EVENTS CONSEQUENT UPON THE BOMBARDMENT OF FORT SUMTER—MR. LINCOLN BEGINS THE WAR BY USURPATION—THE BORDER STATES—CONTINUED DUPLICITY OF THE FEDERAL GOVERNMENT—VIRGINIA JOINS THE COTTON STATES—AFFAIRS IN MARYLAND, MISSOURI, AND KENTUCKY—UNPROMISING PHASES OF THE SITUATION, AFFECTING THE PROSPECTS OF THE SOUTH—DIVISIONS IN SOUTHERN SENTIMENT—THE NORTHERN DEMOCRACY—PRESIDENT DAVIS’ ANTICIPATIONS REALIZED—HIS RESPONSE TO MR. LINCOLN’S PROCLAMATION OF WAR—PUBLIC ENTHUSIASM IN THE SOUTH—PRESIDENT DAVIS’ MESSAGE—VIRGINIA THE FLANDERS OF THE WAR—REMOVAL OF THE CONFEDERATE CAPITAL TO RICHMOND—POLICY OF THAT STEP CONSIDERED—POPULAR REGARD FOR MR. DAVIS IN VIRGINIA—ACTION OF THE VIRGINIAN AUTHORITIES—NORTH CAROLINA; HER NOBLE CONDUCT, AND EFFICIENT AID TO THE CONFEDERACY—MILITARY PREPARATIONS IN VIRGINIA—GENERAL LEE—HIS SERVICES IN THE EARLY MONTHS OF THE WAR—MINOR ENGAGEMENTS—PREPARATIONS FOR THE GREAT STRUGGLE IN VIRGINIA—AN IMPORTANT HISTORICAL QUESTION—CHARGES AGAINST MR. DAVIS CONSIDERED—HIS STATESMAN-LIKE PREVISION—DID HE ANTICIPATE AND PROVIDE FOR WAR?—WHEN MR. DAVIS’ RESPONSIBILITY BEGAN—HIS ENERGETIC PREPARATION—THE PREVAILING SENTIMENT AT MONTGOMERY AS TO THE WAR—QUOTATIONS FROM GENERAL EARLY AND GENERAL VON MOLKTE.
Events quickly followed the surrender of Fort Sumter, foreshadowing the violence and magnitude of the strife about to be joined between the sundered sections of America.

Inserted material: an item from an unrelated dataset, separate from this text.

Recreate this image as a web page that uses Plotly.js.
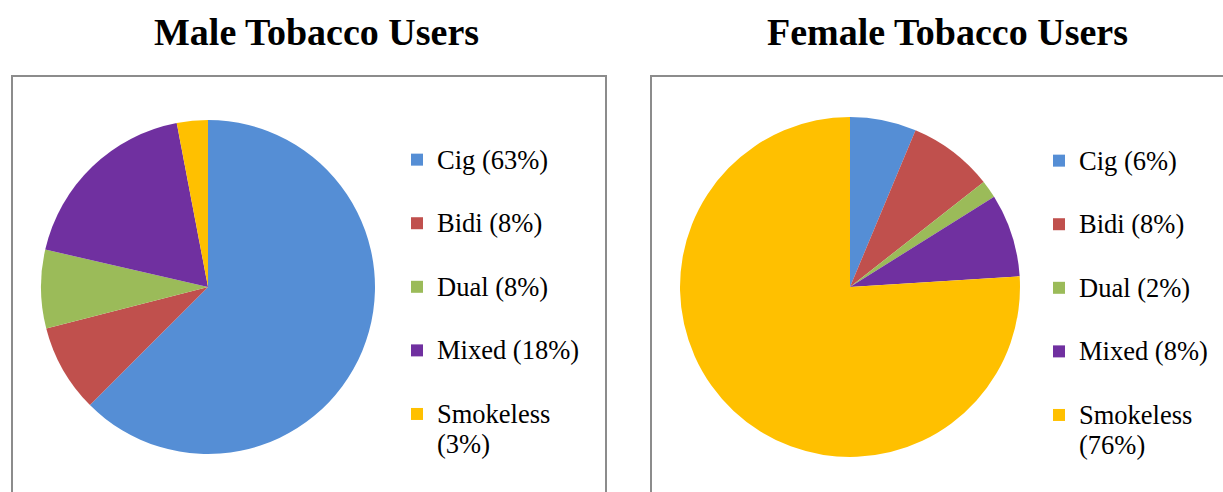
<!DOCTYPE html>
<html>
<head>
<meta charset="utf-8">
<script src="https://cdn.plot.ly/plotly-3.0.1.min.js"></script>
<style>
html,body{margin:0;padding:0;background:#fff;}
#chart{width:1223px;height:492px;}
</style>
</head>
<body>
<div id="chart"></div>
<script>
var categories = ["Cig", "Bidi", "Dual", "Mixed", "Smokeless"];
var maleValues = [62.5, 8.5, 7.6, 18.4, 3.0];
var femaleValues = [6.3, 8.1, 1.7, 7.9, 76.0];
var maleLabels = ["Cig (63%)", "Bidi (8%)", "Dual (8%)", "Mixed (18%)", "Smokeless<br>(3%)"];
var femaleLabels = ["Cig (6%)", "Bidi (8%)", "Dual (2%)", "Mixed (8%)", "Smokeless<br>(76%)"];
var titles = ["Male Tobacco Users", "Female Tobacco Users"];
var colors = ["#558ED5", "#C0504D", "#9BBB59", "#7030A0", "#FFC000"];

var W = 1223, H = 492;
function px(x){ return x / W; }
function py(y){ return 1 - y / H; }

// every legend entry takes two lines (single-line labels get a blank second line);
// glyphs are drawn a bit larger than the line pitch; the mark keeps the two charts' labels distinct
function pad(lbls, mark){
  return lbls.map(function(l){
    var lines = l.split("<br>");
    if (lines.length < 2) lines.push(" ");
    return lines.map(function(s){ return "<span style='font-size:26.5px'>" + s + "</span>"; }).join("<br>") + mark;
  });
}

var serif = "Liberation Serif";

var traces = [
  {
    type: "pie",
    labels: pad(maleLabels, ""),
    values: maleValues,
    marker: {colors: colors, line: {width: 0}},
    sort: false,
    direction: "clockwise",
    rotation: 0,
    textinfo: "none",
    hoverinfo: "value",
    domain: {x: [px(41), px(375)], y: [py(454), py(120)]},
    legend: "legend"
  },
  {
    type: "pie",
    labels: pad(femaleLabels, "\u200b"),
    values: femaleValues,
    marker: {colors: colors, line: {width: 0}},
    sort: false,
    direction: "clockwise",
    rotation: 0,
    textinfo: "none",
    hoverinfo: "value",
    domain: {x: [px(680), px(1020)], y: [py(457), py(117)]},
    legend: "legend2"
  }
];

var layout = {
  width: W, height: H,
  margin: {l: 0, r: 0, t: 0, b: 0},
  paper_bgcolor: "#fff",
  font: {family: serif, color: "#000"},
  showlegend: true,
  legend: {x: px(397), y: py(138), xanchor: "left", yanchor: "top",
           font: {family: serif, size: 23.3, color: "#000"}, valign: "top", bgcolor: "rgba(0,0,0,0)"},
  legend2: {x: px(1039), y: py(139), xanchor: "left", yanchor: "top",
            font: {family: serif, size: 23.3, color: "#000"}, valign: "top", bgcolor: "rgba(0,0,0,0)"},
  shapes: [
    {type: "rect", xref: "paper", yref: "paper", x0: px(12), x1: px(606), y0: -0.1, y1: py(76),
     line: {color: "#8c8c8c", width: 2}, fillcolor: "rgba(0,0,0,0)", layer: "below"},
    {type: "rect", xref: "paper", yref: "paper", x0: px(651), x1: 1.1, y0: -0.1, y1: py(76),
     line: {color: "#8c8c8c", width: 2}, fillcolor: "rgba(0,0,0,0)", layer: "below"}
  ],
  annotations: [
    {text: "<b>" + titles[0] + "</b>", xref: "paper", yref: "paper", x: px(316), y: py(32),
     xanchor: "center", yanchor: "middle", showarrow: false,
     font: {family: serif, size: 38, color: "#000"}},
    {text: "<b>" + titles[1] + "</b>", xref: "paper", yref: "paper", x: px(947), y: py(32),
     xanchor: "center", yanchor: "middle", showarrow: false,
     font: {family: serif, size: 38, color: "#000"}}
  ]
};

Plotly.newPlot("chart", traces, layout, {displayModeBar: false, staticPlot: true});
</script>
</body>
</html>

If the North showed itself prompt and enthusiastic to recognize the signal of conquest and spoliation, the South was tenfold more resolute and confident in its triple armor of right. If the adroit appeals of Mr. Lincoln’s adherents, in behalf of an “insulted flag,” and an “outraged national dignity,” broke down the barriers of party, and united the Northern masses in an imagined crusade of patriotism for the rescue of the Union, the occasion brought to the Confederacy accessions of strength, which, if they did not ensure a successful defense, established the fact of protracted resistance.